WIRE SHARK to the cloud!
Linux Format talks to Gerald Combs and Loris Degioanni, about creating Wireshark, the origins of network packet analysis, and how they want their shark to fly...
Loris (fourth from left) and Gerald (furthest right) with the team from CACE Technologies in 2007.
One of the best known open source networking tools in the world, Wireshark is used by hackers and sysadmins alike to capture and analyse network packets across a myriad of situations for troubleshooting and logging. As we’ll discover, it was also one of the earlier open source projects to cross the then prickly divide between Linux and Windows. We talk to Gerald Combs and Loris Degioanni about how the project started and developed, and to discover more about their latest systemwide analysis tool, Stratoshark.
Linux Format: It’s nice to know people’s background, so what was your first experience with computers and how did you get involved with Linux and open source?
Gerald Combs: My first experience with a computer? I’m gonna be giving away my age here… My parents bought me a Timex Sinclair 1000 (the US ZX81 model), which was this tiny, very inexpensive, minimum viable computer. That’s what got me hooked. What got me into networking, I was studying computer science, took a networking class, and I got hooked from there.
At the same time as attending classes, I was working in the computing services department, and part of my job was to troubleshoot the network. They gave me this network sniffer. It was this device that weighed quite a bit. It cost as much as a luxury car, and I got to lug it around campus and plug it into different parts of the network and do troubleshooting.
After that I took a job at a small ISP that couldn’t afford a sniffer. It just didn’t have the budget for it and that’s what gave me the impetus to start writing a protocol analyser. At this point, luckily, the PCAP library that lets you do packet capture had been released, so it was easy to plug into that.

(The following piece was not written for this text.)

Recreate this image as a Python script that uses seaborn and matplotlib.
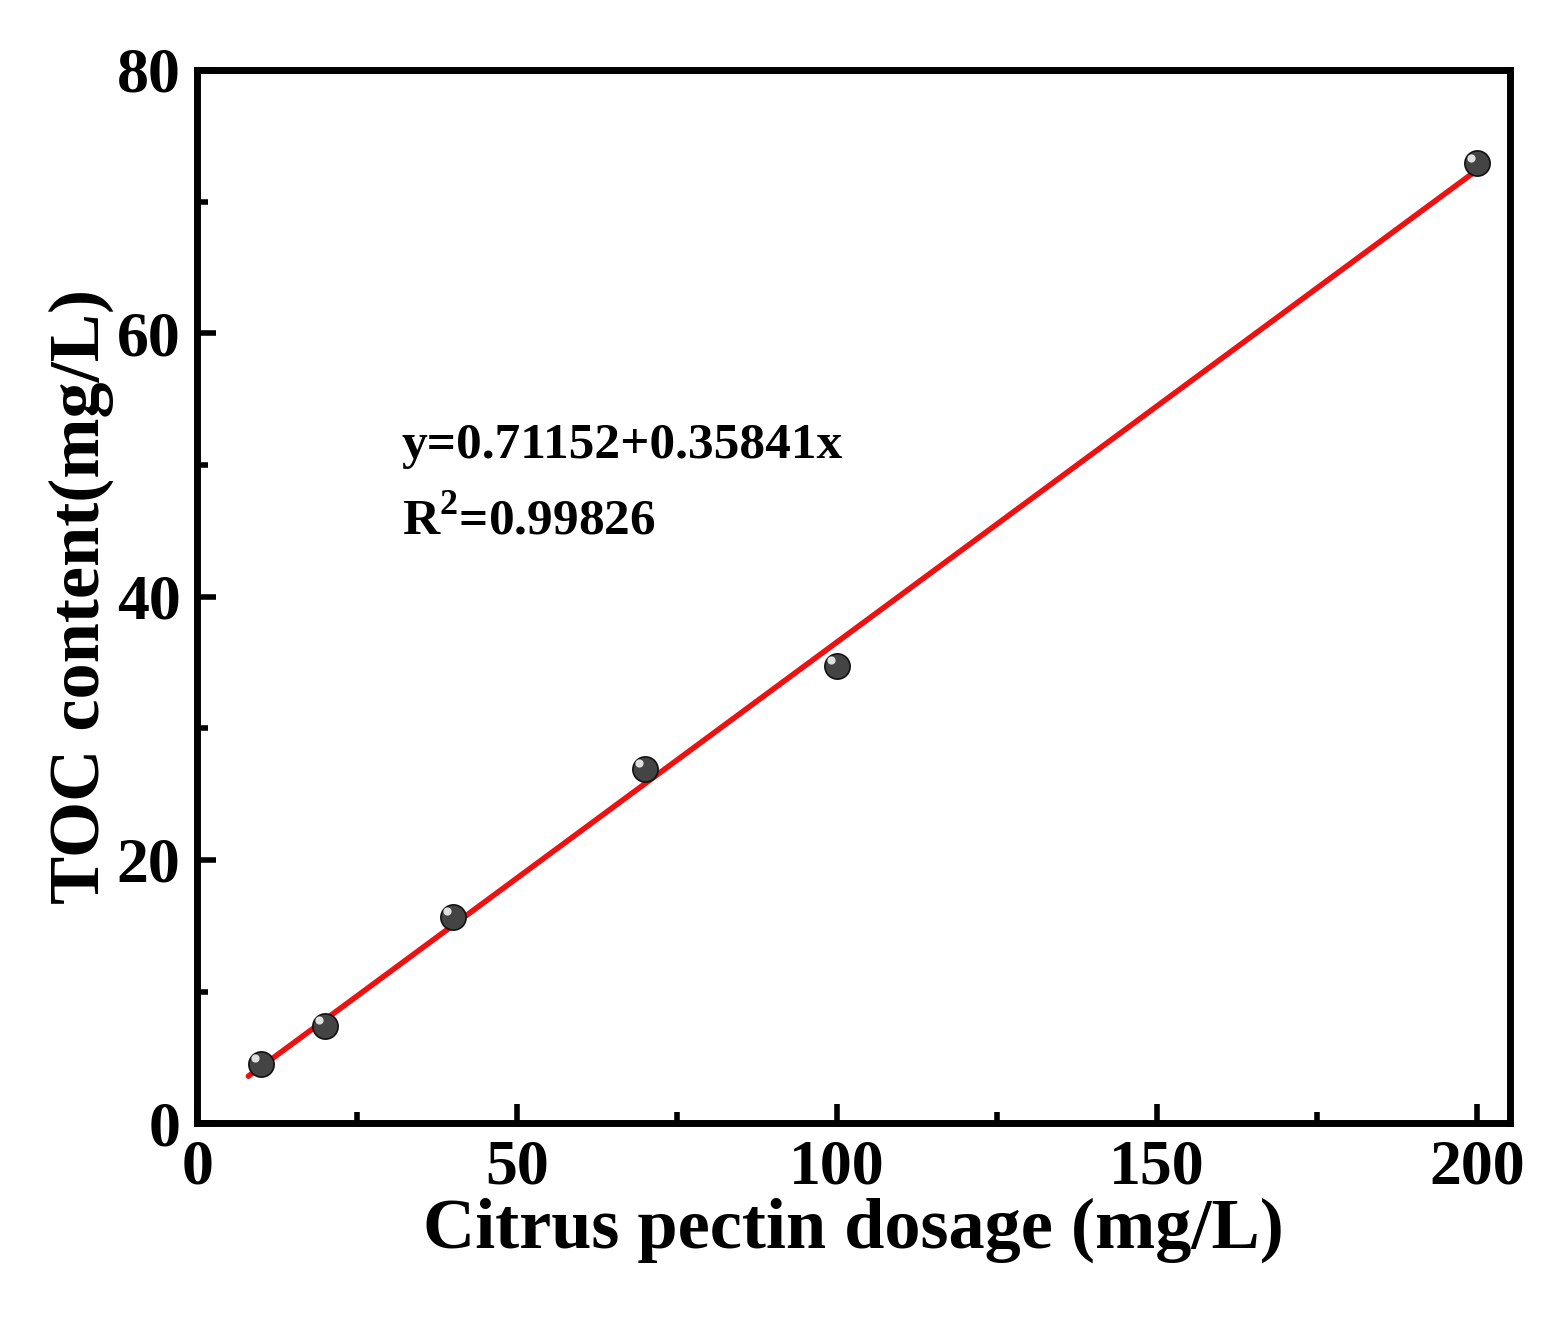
import matplotlib
matplotlib.use('Agg')
import matplotlib.pyplot as plt
import seaborn as sns
import numpy as np
import pandas as pd
from matplotlib.ticker import MultipleLocator

# data
dosage = [10, 20, 40, 70, 100, 200]
toc = [4.5, 7.4, 15.7, 26.9, 34.7, 72.9]
intercept = 0.71152
slope = 0.35841

df = pd.DataFrame({"dosage": dosage, "toc": toc})

sns.set_style("ticks")
plt.rcParams['font.family'] = ['Liberation Serif', 'DejaVu Serif']
plt.rcParams['font.weight'] = 'bold'
plt.rcParams['text.color'] = 'black'
plt.rcParams['axes.labelcolor'] = 'black'
plt.rcParams['xtick.color'] = 'black'
plt.rcParams['ytick.color'] = 'black'
plt.rcParams['mathtext.fontset'] = 'custom'
plt.rcParams['mathtext.bf'] = 'Liberation Serif:bold'

fig = plt.figure(figsize=(15.65, 13.2), dpi=100)
ax = fig.add_axes([0.126, 0.149, 0.839, 0.798])

fit_x = np.array([8, 200])
ax.plot(fit_x, intercept + slope * fit_x, color='#ee1111', lw=4, zorder=2)
sns.scatterplot(data=df, x="dosage", y="toc", ax=ax, s=330, color='#444444',
                edgecolor='#111111', linewidth=1.2, zorder=3, legend=False)
# little highlight to mimic the shaded spheres
ax.scatter(np.array(dosage) - 0.9, np.array(toc) + 0.45, s=35, color='#e0e0e0',
           zorder=4, linewidths=0)

ax.set_xlim(0, 205.2)
ax.set_ylim(0, 80)
ax.xaxis.set_major_locator(MultipleLocator(50))
ax.xaxis.set_minor_locator(MultipleLocator(25))
ax.yaxis.set_major_locator(MultipleLocator(20))
ax.yaxis.set_minor_locator(MultipleLocator(10))
ax.tick_params(which='major', direction='in', length=14, width=4, labelsize=46, pad=12)
ax.tick_params(which='minor', direction='in', length=8, width=4)
for s in ax.spines.values():
    s.set_linewidth(5)
    s.set_color('black')
    s.set_visible(True)

ax.set_xlabel("Citrus pectin dosage (mg/L)", fontsize=52, fontweight='bold', labelpad=0)
ax.set_ylabel("TOC content(mg/L)", fontsize=52, fontweight='bold', labelpad=2)

ax.text(32, 50.5, "y=0.71152+0.35841x", fontsize=37, fontweight='bold')
ax.text(32, 44.7, "R$^\\mathbf{2}$=0.99826", fontsize=37, fontweight='bold')

fig.savefig("out.png", dpi=100)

Suddenly I had this analyser and released it to the public. I released it as open source because at that time, I had used quite a bit of open source software and it just seemed like a really good way to give back to the community. As it turned out, this was a great move, because releasing it as open source let a whole bunch of people contribute, and that’s where we got our initial developer base. The project also just grew from there. We got a really big boost in our user community when we added in support for WinPCAP, which is kind of where Loris joins in. This let us expand our user base to Windows users, and suddenly we have this explosion of users and this large community.
Loris Degioanni: My first computer was a Commodore 64 – I’m old as well! The computer where I actually learned a lot of stuff and that made me a programmer was an Amiga. I was 14 or 15, and I got a summer job as a bartender in Italy. I got enough money saved to buy myself either a computer or a scooter. Everybody in Italy at that time wanted a scooter, and all my friends were buying them. I decided to buy the computer because I was so passionate about that, and that’s where I started programming. So, that’s what got me into operating systems and Linux.